The medium isn't just the message, but as Marshall McLuhan wrote years ago, it's the massage. It's more like a muscle than a computer. What you do a lot becomes what you do best. That's why my son can play the piano, why my wife actually does a lot of deep reading (she hates TV). It's why I can support four blogs, plus my personal Web site, and still get dinner on the table.

The thesis of Carr's article, and his book, is that the hard work of deep reading, and deep thinking, are of pretty recent vintage. The Internet - with its hyperlinks, blinking lights, and instant gratification of whims -- is leading us away from what is best about us. It's giving all of society ADHD.

Speaking as someone who has ADHD, and who has worked online for 25 years now, I must say Carr's conceit is popular. You don't see many bloggers on The Daily Show. They've all got books to flog. It's as though people think if you're not writing long-form something you're not serious.

I reject that, absolutely. (So does Clay Shirky.) Every medium brings new skills to the fore, and new possibilities to the mind. It just takes time to figure out what they are.

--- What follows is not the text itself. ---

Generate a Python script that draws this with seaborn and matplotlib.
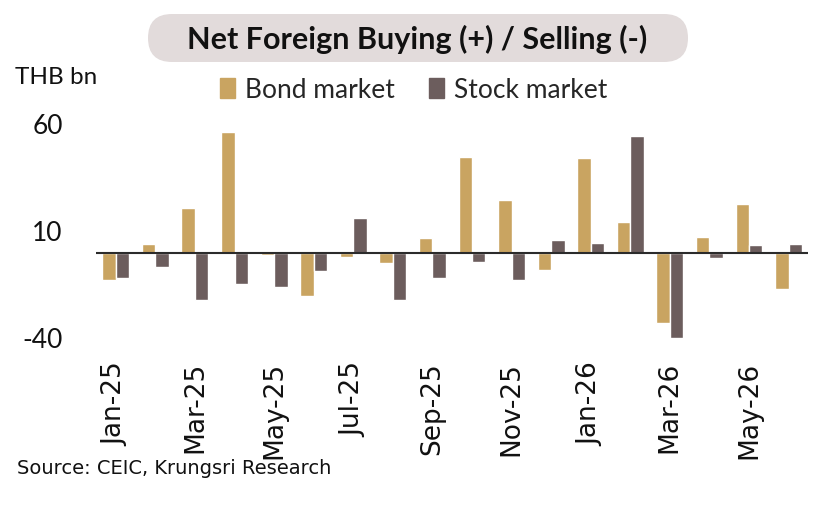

The old media don't disappear. We still have books, newspapers, magazines, movies, radio and TV, even though my kids don't watch much TV.

Which is really the point. Any new media takes time, attention, and mental growth away from those that went before. It changes the nature of the old media. Movies transformed storytelling and made actors into celebrities. Radio and TV made them into stock characters (which is why Jack Benny never got close to an Oscar). Maybe the Internet is doing the same to writers.

The Internet is changing us all. But to go into that future in fear is counter-productive. We can still concentrate when we want to. You got all the way to the bottom of this post, didn't you?